Written task: Retype nothing but the lines from the start of the material up to and including the line with "lines.set_clip_path(poly)". Pictures don't belong in the copy.

[Begin Available data]

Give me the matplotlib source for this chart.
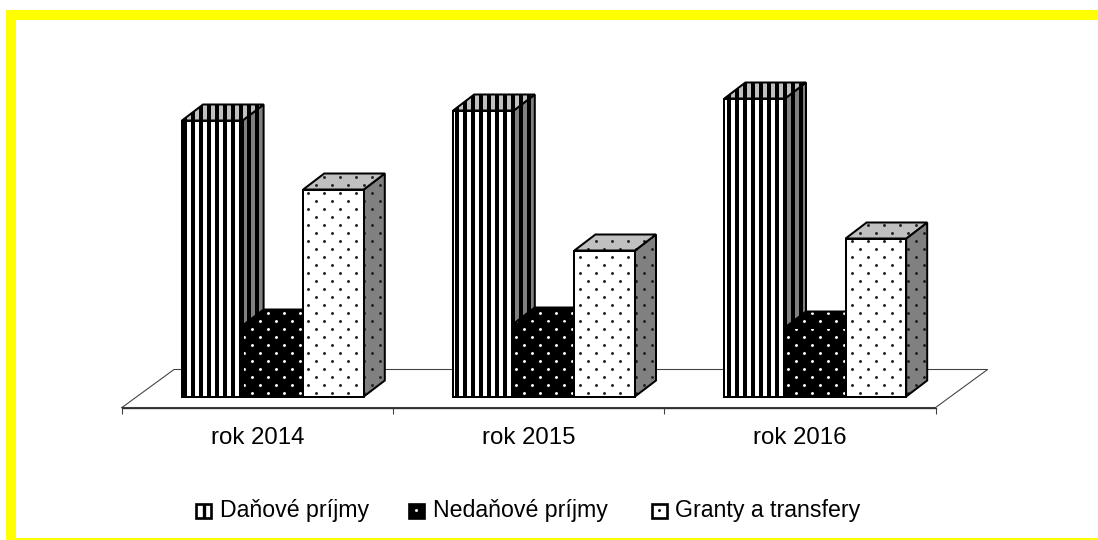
import matplotlib
matplotlib.use('Agg')
import matplotlib.pyplot as plt
from matplotlib.patches import Polygon, Rectangle
import numpy as np

# chart has no value axis, heights are read off the picture
categories = ['rok 2014', 'rok 2015', 'rok 2016']
series_names = ['Daňové príjmy', 'Nedaňové príjmy', 'Granty a transfery']
danove = [276, 286, 298]
nedanove = [71, 73, 69]
granty = [207, 146, 158]

W, H, DPI = 1098, 540, 96
CAT_PX = 271.2    # width of one category in pixels
X0_PX = 122       # left front corner of the floor
Y0_PX = 396.5     # where the bars stand

plt.rcParams['font.family'] = ['Liberation Sans', 'DejaVu Sans']

fig = plt.figure(figsize=(W / DPI, H / DPI), dpi=DPI)
ax = fig.add_axes([0, 0, 1, 1])
ax.set_xlim(-X0_PX / CAT_PX, (W - X0_PX) / CAT_PX)
ax.set_ylim(Y0_PX - H, Y0_PX)
ax.axis('off')

def px_x(p):
    return (p - X0_PX) / CAT_PX

def px_y(p):
    return Y0_PX - p

def px_rect(l, t, r, b, **kw):
    ax.add_patch(Rectangle((px_x(l), px_y(b)), (r - l) / CAT_PX, b - t, **kw))

# yellow frame
for l, t, r, b in [(6, 10, 16, 540), (6, 10, W, 20), (6, 538, W, 540)]:
    px_rect(l, t, r, b, fc='#ffff00', ec='none', zorder=1)

# floor
floor_dx, floor_dy = 52 / CAT_PX, 38
n = len(categories)
fl_y = px_y(407.5)
ax.plot([0, floor_dx, n + floor_dx, n, 0], [fl_y, fl_y + floor_dy, fl_y + floor_dy, fl_y, fl_y],
        color='#404040', lw=0.8, zorder=2)
ax.plot([0, n], [fl_y, fl_y], color='#303030', lw=1.0, zorder=2)
ax.vlines(range(n + 1), fl_y - 6, fl_y, color='#404040', lw=0.8, zorder=2)

bar_w = 60.6 / CAT_PX
offset = 60 / CAT_PX
dep_x, dep_y = 21 / CAT_PX, 16

def dots(poly, color, z):
    # staggered dots on a fixed pixel lattice, clipped to the face
    xs, ys = [], []
    for r in range(0, H // 8):
        for c in range(0, W // 16 + 1):
            xs.append(px_x(4 + 16 * c + (8 if r % 2 else 0)))
            ys.append(px_y(1 + 8 * r))
    line, = ax.plot(xs, ys, ls='none', marker='o', ms=2.2, mew=0, color=color, zorder=z)
    line.set_clip_path(poly)

def stripes(poly, z):
    xs = [px_x(8 * k + 1) for k in range(W // 8 + 1)]
    lines = ax.vlines(xs, px_y(H), px_y(0), color='black', lw=3, zorder=z)
    lines.set_clip_path(poly)

def face(pts, fc, striped, dot_color, z):
    poly = Polygon(pts, closed=True, fc=fc, ec='none', zorder=z)
    ax.add_patch(poly)
    if striped:
        stripes(poly, z)
    if dot_color:
        dots(poly, dot_color, z)
    ax.add_patch(Polygon(pts, closed=True, fill=False, ec='black', lw=1.5, zorder=z))

styles = [
    ('white', '#c0c0c0', '#808080', True, None),
    ('black', 'black', 'black', False, 'white'),
    ('white', '#c0c0c0', '#808080', False, '#222222'),
]

z = 3
for i in range(n):
    for s, vals in enumerate([danove, nedanove, granty]):
        front, top, side, striped, dot_color = styles[s]
        x = i + offset + s * bar_w
        h = vals[i]
        face([(x + bar_w, 0), (x + bar_w + dep_x, dep_y), (x + bar_w + dep_x, h + dep_y), (x + bar_w, h)],
             side, striped, dot_color, z)
        face([(x, h), (x + dep_x, h + dep_y), (x + bar_w + dep_x, h + dep_y), (x + bar_w, h)],
             top, striped, dot_color, z)
        face([(x, 0), (x + bar_w, 0), (x + bar_w, h), (x, h)], front, striped, dot_color, z)
        z += 1

for i, c in enumerate(categories):
    ax.text(i + 0.5, px_y(444), c, ha='center', va='baseline', fontsize=18, color='black', zorder=50)

# legend drawn by hand, the three columns are unevenly spaced in the original
leg_text_x = [220, 433, 675]
leg_box_x = [196, 409, 652]
for name, tx, bx, s in zip(series_names, leg_text_x, leg_box_x, range(3)):
    ax.text(px_x(tx), px_y(517), name, ha='left', va='baseline', fontsize=17.3, color='black', zorder=50)
    fc = 'black' if s == 1 else 'white'
    px_rect(bx, 503.5, bx + 15, 517.5, fc=fc, ec='black', lw=2, zorder=50)
    if s == 0:
        ax.vlines([px_x(bx + 7.5)], px_y(517.5), px_y(503.5), color='black', lw=2.5, zorder=51)
    else:
        ax.plot([px_x(bx + 7)], [px_y(510)], ls='none', marker='o', ms=2.2, mew=0,
                color='white' if s == 1 else 'black', zorder=51)

plt.savefig('out.png', dpi=DPI)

[End Available data]

Answer for this exercise:
Give me the matplotlib source for this chart.
import matplotlib
matplotlib.use('Agg')
import matplotlib.pyplot as plt
from matplotlib.patches import Polygon, Rectangle
import numpy as np

# chart has no value axis, heights are read off the picture
categories = ['rok 2014', 'rok 2015', 'rok 2016']
series_names = ['Daňové príjmy', 'Nedaňové príjmy', 'Granty a transfery']
danove = [276, 286, 298]
nedanove = [71, 73, 69]
granty = [207, 146, 158]

W, H, DPI = 1098, 540, 96
CAT_PX = 271.2    # width of one category in pixels
X0_PX = 122       # left front corner of the floor
Y0_PX = 396.5     # where the bars stand

plt.rcParams['font.family'] = ['Liberation Sans', 'DejaVu Sans']

fig = plt.figure(figsize=(W / DPI, H / DPI), dpi=DPI)
ax = fig.add_axes([0, 0, 1, 1])
ax.set_xlim(-X0_PX / CAT_PX, (W - X0_PX) / CAT_PX)
ax.set_ylim(Y0_PX - H, Y0_PX)
ax.axis('off')

def px_x(p):
    return (p - X0_PX) / CAT_PX

def px_y(p):
    return Y0_PX - p

def px_rect(l, t, r, b, **kw):
    ax.add_patch(Rectangle((px_x(l), px_y(b)), (r - l) / CAT_PX, b - t, **kw))

# yellow frame
for l, t, r, b in [(6, 10, 16, 540), (6, 10, W, 20), (6, 538, W, 540)]:
    px_rect(l, t, r, b, fc='#ffff00', ec='none', zorder=1)

# floor
floor_dx, floor_dy = 52 / CAT_PX, 38
n = len(categories)
fl_y = px_y(407.5)
ax.plot([0, floor_dx, n + floor_dx, n, 0], [fl_y, fl_y + floor_dy, fl_y + floor_dy, fl_y, fl_y],
        color='#404040', lw=0.8, zorder=2)
ax.plot([0, n], [fl_y, fl_y], color='#303030', lw=1.0, zorder=2)
ax.vlines(range(n + 1), fl_y - 6, fl_y, color='#404040', lw=0.8, zorder=2)

bar_w = 60.6 / CAT_PX
offset = 60 / CAT_PX
dep_x, dep_y = 21 / CAT_PX, 16

def dots(poly, color, z):
    # staggered dots on a fixed pixel lattice, clipped to the face
    xs, ys = [], []
    for r in range(0, H // 8):
        for c in range(0, W // 16 + 1):
            xs.append(px_x(4 + 16 * c + (8 if r % 2 else 0)))
            ys.append(px_y(1 + 8 * r))
    line, = ax.plot(xs, ys, ls='none', marker='o', ms=2.2, mew=0, color=color, zorder=z)
    line.set_clip_path(poly)

def stripes(poly, z):
    xs = [px_x(8 * k + 1) for k in range(W // 8 + 1)]
    lines = ax.vlines(xs, px_y(H), px_y(0), color='black', lw=3, zorder=z)
    lines.set_clip_path(poly)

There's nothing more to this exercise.